For the Benoits, the worn red and gold balls serve as a touchstone. Each year, when they hang them on the tree, they remember the Christmas they spent on Crete and the simple gifts they exchanged. Inevitably, they talk about returning with their two young sons.

“I don’t know if I thought about it at the time, that this was what we were creating: our first Christmas together,” Michele said. “It was more creating our holiday.”

Dick Atlee of Southwest Harbor spent several years creating what he calls the “ornament of my life” – a 30-foot-long handmade chain made of 1-inch lengths of straw. It evokes fond memories of years spent working at Folklore Village Farm in Wisconsin, and he completed much of it while returning to Wisconsin for the holiday celebration.

“I worked on it while traveling on trains, buses, and eventually planes,” Atlee said. “I could feel people watching and sense the tension of their curiosity, but no one asked.”

Now that it’s finished, many people comment on the “natural” look of the three-dimensional straw chain cascading from branch to branch. Though he likes the tree’s aesthetic, the process of decorating also appeals to him.

“There is the sensory act of putting [the chain] on the tree,” he said, “hooking the old plastic lard bucket to my belt and beginning the slow, on-chairs downward spiral rotation around the tree, feeding out the chain, looking for the right branch tips to create a graceful pattern, using only enough chain to keep a gentle curve between branches, and trying to avoiding letting a loop hang out of the bucket, which starts a sudden and rapid emptying of the bucket as the chain ‘pours’ out onto the floor.”

Though it wasn’t such a time-consuming effort, the most memorable ornament for Molly Woodsum of Winterport also was made by hand. Woodsum had gathered her daughters together to make crafty decorations – embroidered ornaments and the like. Her daughter Carrie Edwards, who now lives in Carlsbad, Calif., wanted no part of that, so she took a pair of green and orange striped polyester knee socks and made a tiny stocking.

“We laugh every year getting out this little funny stocking,” Woodsum recalled. “Carrie wanted to do her own little thing.”

At the Bradson home in Orono, the family does their own little thing with an old German tradition.
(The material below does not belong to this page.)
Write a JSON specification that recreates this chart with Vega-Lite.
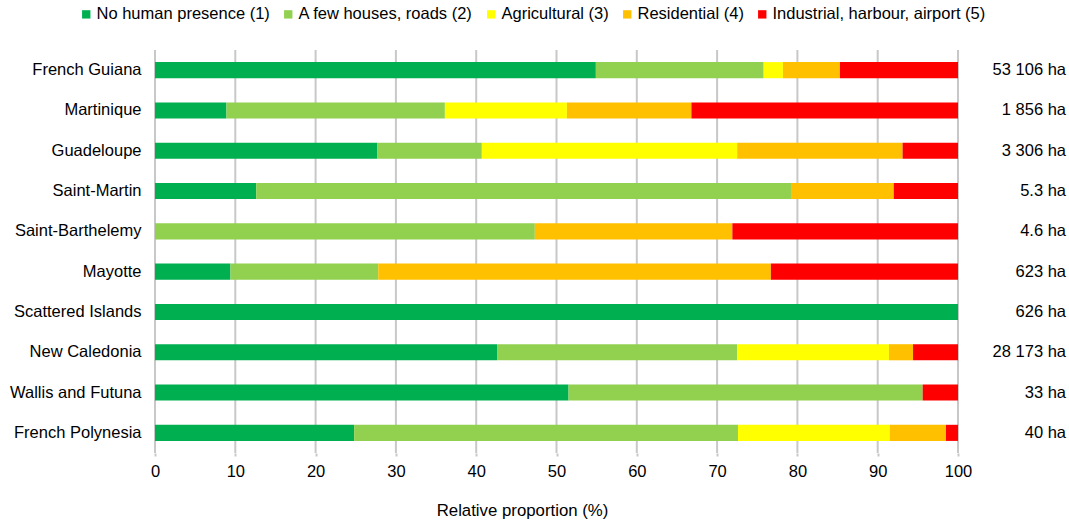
{
  "$schema": "https://vega.github.io/schema/vega-lite/v6.json",
  "autosize": "none",
  "width": 803,
  "height": 403,
  "padding": {"left": 155, "top": 50, "right": 111, "bottom": 68},
  "background": "white",
  "config": {
    "font": "Liberation Sans",
    "view": {"stroke": null},
    "axis": {"labelFont": "Liberation Sans", "titleFont": "Liberation Sans", "labelColor": "#000000", "titleColor": "#000000"}
  },
  "datasets": {
    "grid": [{"g": 0}, {"g": 10}, {"g": 20}, {"g": 30}, {"g": 40}, {"g": 50}, {"g": 60}, {"g": 70}, {"g": 80}, {"g": 90}, {"g": 100}],
    "shares": [
      {"territory": "French Guiana", "category": "No human presence (1)", "k": 1, "value": 54.9},
      {"territory": "French Guiana", "category": "A few houses, roads (2)", "k": 2, "value": 20.9},
      {"territory": "French Guiana", "category": "Agricultural (3)", "k": 3, "value": 2.4},
      {"territory": "French Guiana", "category": "Residential (4)", "k": 4, "value": 7.1},
      {"territory": "French Guiana", "category": "Industrial, harbour, airport (5)", "k": 5, "value": 14.7},
      {"territory": "Martinique", "category": "No human presence (1)", "k": 1, "value": 8.9},
      {"territory": "Martinique", "category": "A few houses, roads (2)", "k": 2, "value": 27.2},
      {"territory": "Martinique", "category": "Agricultural (3)", "k": 3, "value": 15.2},
      {"territory": "Martinique", "category": "Residential (4)", "k": 4, "value": 15.5},
      {"territory": "Martinique", "category": "Industrial, harbour, airport (5)", "k": 5, "value": 33.2},
      {"territory": "Guadeloupe", "category": "No human presence (1)", "k": 1, "value": 27.7},
      {"territory": "Guadeloupe", "category": "A few houses, roads (2)", "k": 2, "value": 13.0},
      {"territory": "Guadeloupe", "category": "Agricultural (3)", "k": 3, "value": 31.8},
      {"territory": "Guadeloupe", "category": "Residential (4)", "k": 4, "value": 20.6},
      {"territory": "Guadeloupe", "category": "Industrial, harbour, airport (5)", "k": 5, "value": 6.9},
      {"territory": "Saint-Martin", "category": "No human presence (1)", "k": 1, "value": 12.6},
      {"territory": "Saint-Martin", "category": "A few houses, roads (2)", "k": 2, "value": 66.6},
      {"territory": "Saint-Martin", "category": "Agricultural (3)", "k": 3, "value": 0},
      {"territory": "Saint-Martin", "category": "Residential (4)", "k": 4, "value": 12.8},
      {"territory": "Saint-Martin", "category": "Industrial, harbour, airport (5)", "k": 5, "value": 8.0},
      {"territory": "Saint-Barthelemy", "category": "No human presence (1)", "k": 1, "value": 0},
      {"territory": "Saint-Barthelemy", "category": "A few houses, roads (2)", "k": 2, "value": 47.3},
      {"territory": "Saint-Barthelemy", "category": "Agricultural (3)", "k": 3, "value": 0},
      {"territory": "Saint-Barthelemy", "category": "Residential (4)", "k": 4, "value": 24.6},
      {"territory": "Saint-Barthelemy", "category": "Industrial, harbour, airport (5)", "k": 5, "value": 28.1},
      {"territory": "Mayotte", "category": "No human presence (1)", "k": 1, "value": 9.4},
      {"territory": "Mayotte", "category": "A few houses, roads (2)", "k": 2, "value": 18.4},
      {"territory": "Mayotte", "category": "Agricultural (3)", "k": 3, "value": 0},
      {"territory": "Mayotte", "category": "Residential (4)", "k": 4, "value": 48.9},
      {"territory": "Mayotte", "category": "Industrial, harbour, airport (5)", "k": 5, "value": 23.3},
      {"territory": "Scattered Islands", "category": "No human presence (1)", "k": 1, "value": 100},
      {"territory": "Scattered Islands", "category": "A few houses, roads (2)", "k": 2, "value": 0},
      {"territory": "Scattered Islands", "category": "Agricultural (3)", "k": 3, "value": 0},
      {"territory": "Scattered Islands", "category": "Residential (4)", "k": 4, "value": 0},
      {"territory": "Scattered Islands", "category": "Industrial, harbour, airport (5)", "k": 5, "value": 0},
      {"territory": "New Caledonia", "category": "No human presence (1)", "k": 1, "value": 42.6},
      {"territory": "New Caledonia", "category": "A few houses, roads (2)", "k": 2, "value": 29.9},
      {"territory": "New Caledonia", "category": "Agricultural (3)", "k": 3, "value": 18.9},
      {"territory": "New Caledonia", "category": "Residential (4)", "k": 4, "value": 3.0},
      {"territory": "New Caledonia", "category": "Industrial, harbour, airport (5)", "k": 5, "value": 5.6},
      {"territory": "Wallis and Futuna", "category": "No human presence (1)", "k": 1, "value": 51.5},
      {"territory": "Wallis and Futuna", "category": "A few houses, roads (2)", "k": 2, "value": 44.1},
      {"territory": "Wallis and Futuna", "category": "Agricultural (3)", "k": 3, "value": 0},
      {"territory": "Wallis and Futuna", "category": "Residential (4)", "k": 4, "value": 0},
      {"territory": "Wallis and Futuna", "category": "Industrial, harbour, airport (5)", "k": 5, "value": 4.4},
      {"territory": "French Polynesia", "category": "No human presence (1)", "k": 1, "value": 24.8},
      {"territory": "French Polynesia", "category": "A few houses, roads (2)", "k": 2, "value": 47.8},
      {"territory": "French Polynesia", "category": "Agricultural (3)", "k": 3, "value": 18.9},
      {"territory": "French Polynesia", "category": "Residential (4)", "k": 4, "value": 7.0},
      {"territory": "French Polynesia", "category": "Industrial, harbour, airport (5)", "k": 5, "value": 1.5}
    ],
    "areas": [
      {"territory": "French Guiana", "area": "53 106 ha"},
      {"territory": "Martinique", "area": "1 856 ha"},
      {"territory": "Guadeloupe", "area": "3 306 ha"},
      {"territory": "Saint-Martin", "area": "5.3 ha"},
      {"territory": "Saint-Barthelemy", "area": "4.6 ha"},
      {"territory": "Mayotte", "area": "623 ha"},
      {"territory": "Scattered Islands", "area": "626 ha"},
      {"territory": "New Caledonia", "area": "28 173 ha"},
      {"territory": "Wallis and Futuna", "area": "33 ha"},
      {"territory": "French Polynesia", "area": "40 ha"}
    ]
  },
  "layer": [
    {
      "data": {"name": "grid"},
      "mark": {"type": "rule", "color": "#c8c8c8", "strokeWidth": 2},
      "encoding": {
        "x": {
          "field": "g",
          "type": "quantitative",
          "scale": {"domain": [0, 100], "nice": false},
          "axis": {
            "title": "Relative proportion (%)",
            "titleFontSize": 16.8,
            "titleFontWeight": "normal",
            "titlePadding": 23,
            "titleX": 367,
            "titleAlign": "center",
            "titleAnchor": null,
            "labelFontSize": 16.5,
            "labelPadding": 7,
            "labelOverlap": false,
            "labelFlush": false,
            "values": [0, 10, 20, 30, 40, 50, 60, 70, 80, 90, 100],
            "domain": false,
            "grid": false,
            "tickColor": "#c8c8c8",
            "tickSize": 3,
            "tickWidth": 2
          }
        }
      }
    },
    {
      "data": {"name": "shares"},
      "mark": {"type": "bar", "strokeWidth": 0},
      "encoding": {
        "y": {
          "field": "territory",
          "type": "nominal",
          "sort": ["French Guiana", "Martinique", "Guadeloupe", "Saint-Martin", "Saint-Barthelemy", "Mayotte", "Scattered Islands", "New Caledonia", "Wallis and Futuna", "French Polynesia"],
          "scale": {"paddingInner": 0.6, "paddingOuter": 0.3},
          "axis": {"title": null, "domain": false, "ticks": false, "grid": false, "labelFontSize": 16.5, "labelPadding": 14, "labelLimit": 300}
        },
        "x": {"field": "value", "type": "quantitative", "stack": "zero"},
        "color": {
          "field": "category",
          "type": "nominal",
          "sort": ["No human presence (1)", "A few houses, roads (2)", "Agricultural (3)", "Residential (4)", "Industrial, harbour, airport (5)"],
          "scale": {
            "domain": ["No human presence (1)", "A few houses, roads (2)", "Agricultural (3)", "Residential (4)", "Industrial, harbour, airport (5)"],
            "range": ["#00b050", "#92d050", "#ffff00", "#ffc000", "#ff0000"]
          },
          "legend": {
            "title": null,
            "orient": "none",
            "direction": "horizontal",
            "legendX": -77,
            "legendY": -44,
            "symbolType": "square",
            "symbolSize": 70,
            "symbolStrokeWidth": 0,
            "labelFontSize": 16.5,
            "labelLimit": 400,
            "labelColor": "#000000",
            "labelOffset": 2,
            "columnPadding": 10
          }
        },
        "order": {"field": "k", "type": "quantitative"}
      }
    },
    {
      "data": {"name": "areas"},
      "mark": {"type": "text", "align": "right", "dx": 108, "fontSize": 16.5, "color": "#000000", "baseline": "middle"},
      "encoding": {
        "y": {"field": "territory", "type": "nominal", "sort": ["French Guiana", "Martinique", "Guadeloupe", "Saint-Martin", "Saint-Barthelemy", "Mayotte", "Scattered Islands", "New Caledonia", "Wallis and Futuna", "French Polynesia"]},
        "x": {"datum": 100, "type": "quantitative"},
        "text": {"field": "area"}
      }
    }
  ]
}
John, Roberta and their daughters Amelia, Julia and Catherine hide a glass pickle among the branches of their Christmas tree, just like Roberta’s mother did when she was growing up. Except her daughters give it a twist.

“We have way too many ornaments for our tree, but we unwrap them all to find the pickle,” Amelia, 16, explained. “Whoever finds the pickle hides the pickle. Sometimes we don’t even know the pickle is on the tree.”

That’s because sometimes, it isn’t. As the tradition goes, whoever finds the pickle ornament gets a small gift. But in the Bradson household, whoever finds the pickle hides it again. It has turned up on a kitchen windowsill, on a potted palm and on the back of the television set. They’ve broken a few pickles over the years, but they always find a new one.

“It’s the only ornament I’d say we feel endeared to,” Roberta Bradson said.

“Whenever we go and buy new ornaments, we try to find something like the pickle,” Amelia added.

They may find something similar, but nothing will take the place of the pickle – and all the memories built around it.